As you walk along the streets of Kyiv, the trees almost painted in white by the wet sticking snow, the scars of the violence have physically almost disappeared. The tents are gone, the bricks have been put back into their place and the majority of the barricades are all cleared up.
There are some remnants of the protest that enraptured the whole world. In the middle of Hrushevskoho Street, right in front of the Dynamo Kyiv Stadium there is a small brick barricade still in place. Instytutska is closed from Hotel Ukraina to Khreschatyk – that is where the majority of the killings occurred and that section is lined with the pictures of the “Heavenly Hundred”. Walking through this area, people almost never really speak – they whisper, cry, pray and explain to their children what this street means to Ukraine’s history.

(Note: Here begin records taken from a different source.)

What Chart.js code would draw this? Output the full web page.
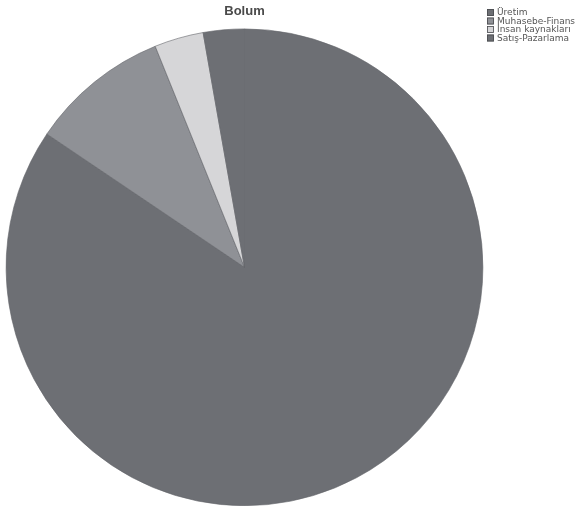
<!DOCTYPE html>
<html>
<head>
<meta charset="utf-8">
<title>Bolum</title>
<script src="https://cdn.jsdelivr.net/npm/chart.js@4/dist/chart.umd.min.js"></script>
<style>
  html, body { margin: 0; padding: 0; background: #fff; }
  #wrap { width: 588px; height: 506px; position: relative; }
</style>
</head>
<body>
<div id="wrap"><canvas id="pie"></canvas></div>
<script>
const labels = ['Üretim', 'Muhasebe-Finans', 'İnsan kaynakları', 'Satış-Pazarlama'];
const counts = [152, 17, 6, 5];
const fills = ['#6d6f74', '#8f9196', '#d6d6d8', '#6d6f74'];

// small stacked legend in the top-right corner, outside the pie's box
const cornerLegend = {
  id: 'cornerLegend',
  afterDraw(chart) {
    const ctx = chart.ctx;
    const ds = chart.data.datasets[0];
    const x = 487;
    let y = 9;
    ctx.save();
    ctx.font = '9px "DejaVu Sans", sans-serif';
    ctx.textBaseline = 'middle';
    chart.data.labels.forEach((lab, i) => {
      ctx.fillStyle = ds.backgroundColor[i];
      ctx.fillRect(x, y, 7, 7);
      ctx.strokeStyle = '#4a4b4f';
      ctx.lineWidth = 0.8;
      ctx.strokeRect(x + 0.5, y + 0.5, 6, 6);
      ctx.fillStyle = '#555';
      ctx.fillText(lab, x + 10, y + 4);
      y += 8.5;
    });
    ctx.restore();
  },
};

new Chart(document.getElementById('pie'), {
  type: 'pie',
  data: {
    labels: labels,
    datasets: [
      {
        data: counts,
        backgroundColor: fills,
        borderColor: '#636469',
        borderWidth: 0.6,
      },
    ],
  },
  options: {
    responsive: true,
    maintainAspectRatio: false,
    animation: false,
    layout: { padding: { top: 0, left: 0, right: 99, bottom: 0 } },
    plugins: {
      title: {
        display: true,
        text: 'Bolum',
        color: '#4a4a4a',
        font: { family: 'Liberation Sans, Arial', size: 13, weight: 'bold' },
        padding: { top: 4, bottom: 9 },
      },
      legend: { display: false },
      tooltip: { enabled: false },
    },
  },
  plugins: [cornerLegend],
});
</script>
</body>
</html>
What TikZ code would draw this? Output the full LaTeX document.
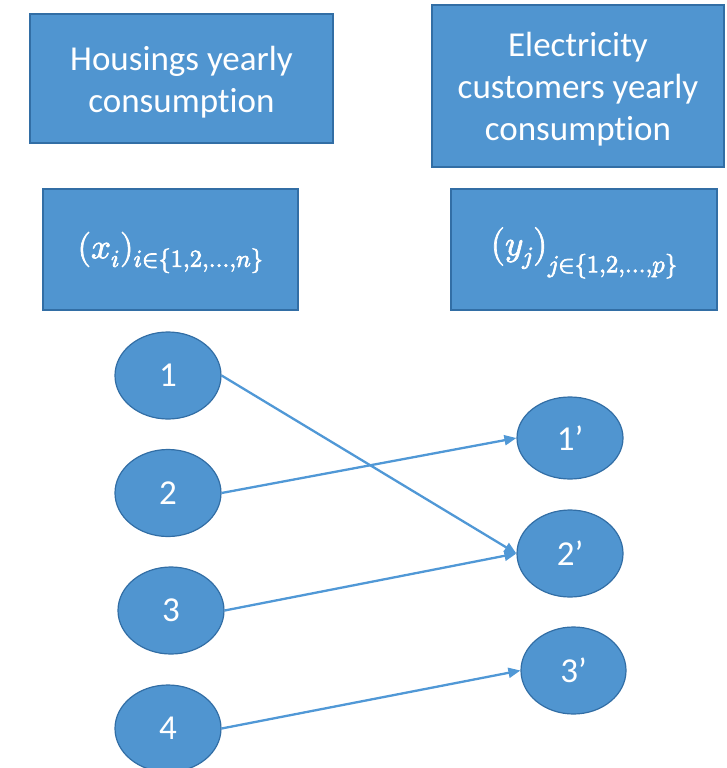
\documentclass[tikz,border=0pt]{standalone}
\usepackage{fontspec}
\usepackage{unicode-math}
\setmainfont[Ligatures=NoCommon,RawFeature=-liga]{Carlito}
\setmathfont{Latin Modern Math}
\usetikzlibrary{arrows.meta,shapes.geometric}
\definecolor{boxfill}{RGB}{80,149,208}
\definecolor{boxline}{RGB}{50,110,165}
\definecolor{arrowcol}{RGB}{80,152,214}
\newcommand{\heavytext}[1]{\special{pdf:literal direct 2 Tr 0.7 w 1 G}#1\special{pdf:literal direct 0 Tr}}
\newcommand{\lowered}[2]{\vbox{\vskip#1\hbox{#2}}}
\tikzset{
  bluebox/.style={draw=boxline, line width=1.2pt, fill=boxfill, text=white, inner sep=0pt},
  blueell/.style={ellipse, draw=boxline, line width=1.2pt, fill=boxfill, text=white, inner sep=0pt, font=\fontsize{35}{40}\selectfont},
  link/.style={draw=arrowcol, line width=2.3pt, -{Triangle[length=12pt,width=10pt]}}
}
\begin{document}
\begin{tikzpicture}[x=1pt,y=-1pt]
\useasboundingbox (0,0) rectangle (726,768);
\node[bluebox, minimum width=303pt, minimum height=129pt, font=\fontsize{35}{42}\selectfont] (hous) at (181.5,78.5) {\lowered{9pt}{\begin{tabular}{@{}c@{}}Housings yearly\\consumption\end{tabular}}};
\node[bluebox, minimum width=292pt, minimum height=162pt, font=\fontsize{35}{42}\selectfont] (elec) at (578,86) {\lowered{8pt}{\begin{tabular}{@{}c@{}}Electricity\\customers yearly\\consumption\end{tabular}}};
\node[bluebox, minimum width=255pt, minimum height=121pt, font=\fontsize{35}{40}\selectfont] (xs) at (170.5,249.5) {\lowered{6pt}{\heavytext{$(x_i)_{i\in\{1,2,\dots,n\}}$}}};
\node[bluebox, minimum width=266pt, minimum height=121pt, font=\fontsize{35}{40}\selectfont] (ys) at (584,249.5) {\lowered{5pt}{\heavytext{$\bigl(y_j\bigr)_{j\in\{1,2,\dots,p\}}$}}};
\node[blueell, minimum width=106pt, minimum height=87pt] (n1) at (168,375.5) {1};
\node[blueell, minimum width=106pt, minimum height=87pt] (n2) at (168,493) {2};
\node[blueell, minimum width=106pt, minimum height=87pt] (n3) at (171,610.5) {3};
\node[blueell, minimum width=106pt, minimum height=87pt] (n4) at (168,728.5) {4};
\node[blueell, minimum width=106pt, minimum height=82pt] (m1) at (570,438) {1’};
\node[blueell, minimum width=106pt, minimum height=87pt] (m2) at (570,553.5) {2’};
\node[blueell, minimum width=105pt, minimum height=87pt] (m3) at (573.5,670.5) {3’};
\draw[link] (n1.east) -- (m2.west);
\draw[link] (n2.east) -- (m1.west);
\draw[link] (n3.east) -- (m2.west);
\draw[link] (n4.east) -- (m3.west);
\end{tikzpicture}
\end{document}
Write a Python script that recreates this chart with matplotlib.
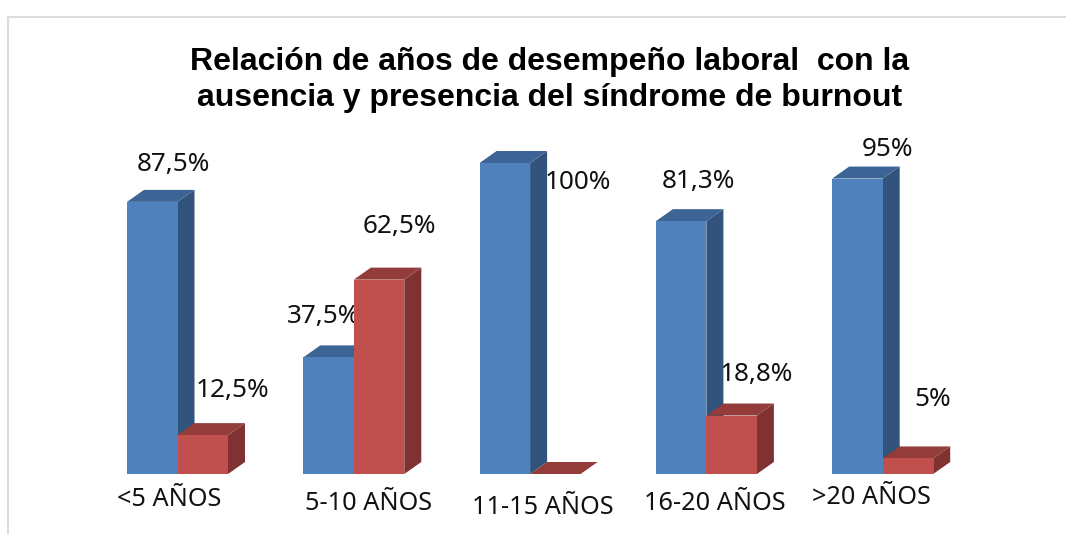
import matplotlib
matplotlib.use('Agg')
import matplotlib.pyplot as plt
from matplotlib.patches import Polygon

# values
categories = ['<5 AÑOS', '5-10 AÑOS', '11-15 AÑOS', '16-20 AÑOS', '>20 AÑOS']
ausencia = [87.5, 37.5, 100, 81.3, 95]
presencia = [12.5, 62.5, 0, 18.8, 5]
aus_labels = ['87,5%', '37,5%', '100%', '81,3%', '95%']
pre_labels = ['12,5%', '62,5%', '', '18,8%', '5%']

W, H = 1066, 534
plt.rcParams['font.family'] = ['Liberation Sans', 'DejaVu Sans']

fig = plt.figure(figsize=(W / 100, H / 100), dpi=100)
bg = fig.add_axes([0, 0, 1, 1])
bg.set_xlim(0, W)
bg.set_ylim(H, 0)
bg.axis('off')
# frame of the pasted chart
bg.plot([8, 8, W], [H, 16.5, 16.5], color='#dcdcdc', lw=1.5)

# data axes: x in category units, y in percent
ax = fig.add_axes([0, 0, 1, 1])
ax.axis('off')
ax.patch.set_alpha(0)
x0, step = 127, 176.3
bw = 50.5
base, top = 474, 163
ax.set_xlim(-x0 / step, (W - x0) / step)
ax.set_ylim((H - base) / ((base - top) / 100) * -1, base / ((base - top) / 100))
bw_u = bw / step
dx, dy = 17 / step, 12 / ((base - top) / 100)


def bar3d(x, v, front, side, topc):
    ax.add_patch(Polygon([(x, 0), (x + bw_u, 0), (x + bw_u, v), (x, v)], fc=front, ec='none', zorder=3))
    ax.add_patch(Polygon([(x + bw_u, 0), (x + bw_u + dx, dy), (x + bw_u + dx, v + dy), (x + bw_u, v)],
                         fc=side, ec='none', zorder=2))
    ax.add_patch(Polygon([(x, v), (x + bw_u, v), (x + bw_u + dx, v + dy), (x + dx, v + dy)],
                         fc=topc, ec='none', zorder=2))


for i in range(len(categories)):
    bar3d(i, ausencia[i], '#4f81bd', '#32537b', '#3c6494')
    bar3d(i + bw_u, presencia[i], '#c0504d', '#7f3231', '#933c3a')

# label positions follow the picture, they were placed by hand in the original
aus_pos = [(173.5, 161.5), (323.5, 313.5), (577.5, 179.5), (698, 178.5), (887.5, 146.5)]
pre_pos = [(232, 387.5), (399, 223.5), None, (756, 371.5), (933, 396.5)]
cat_pos = [(169.5, 496), (368.5, 500), (543, 505), (715, 500), (871.5, 495)]
lab_font = ['Noto Sans', 'DejaVu Sans']
for i in range(len(categories)):
    bg.text(*aus_pos[i], aus_labels[i], fontsize=18.8, family=lab_font, ha='center', va='center_baseline',
            color='#111111', zorder=5)
    if pre_pos[i]:
        bg.text(*pre_pos[i], pre_labels[i], fontsize=18.8, family=lab_font, ha='center', va='center_baseline',
                color='#111111', zorder=5)
    bg.text(*cat_pos[i], categories[i], fontsize=18.2, family=lab_font, ha='center', va='center_baseline',
            color='#111111', zorder=5)

bg.text(550, 62, 'Relación de años de desempeño laboral  con la', fontsize=23.05, fontweight='bold',
        ha='center', va='center', color='black')
bg.text(550, 98, 'ausencia y presencia del síndrome de burnout', fontsize=23.05, fontweight='bold',
        ha='center', va='center', color='black')

fig.savefig('out.png', dpi=100)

Walking down these streets, you see railings on the bridges are painted blue and yellow and the Ukrainian national flag is hung from any imagined edifice. This is the new Kyiv, in the middle of a transformation and a war.
There have been many reports that Kyiv is ignoring the war, that life is going even though there is daily devastating news coming in from the East. But life in all parts of the country is still going – life in Kharkiv, Dnipropetrovsk and even Sloviansk is still going forward. There are still people going out, having fun and trying not to think about the situation of their country for one night. Even Paris still had cafes and bars open during the Second World War. In Kyiv however, there is less of this activity than it once was.
You can feel the difference when you leave the city and go westward – into Lviv for example. The war is much further away there and life goes on. There are still young people going out, having fun, and drinking in the city centre. The line to get into the famous restaurant Kryivka in Lviv is long and the cafes are full of people. You hardly see any soldiers in Lviv – the war is in the distance there. Lviv has also grown into its European destiny, mainly by its geographical position and history.
At the same time, living in Kyiv is not like living in other cities closer to the fighting. There’s more calm here, everything is still open (even though most places do close earlier now) and the daily life of the city is still going. But you can’t run away from the war either: in most of the bars around the city centre there’s some soldiers from the front coming in or going. The other day, a Kyiv battalion came back from the front and was greeted in front of Kyiv City Hall by Mayor Vitaliy Klytschko.
This is Kyiv today – the capital of a country at war. With soldiers, memorials, flowers and donation boxes – one cannot forget that the war is ongoing or why it started in the first place.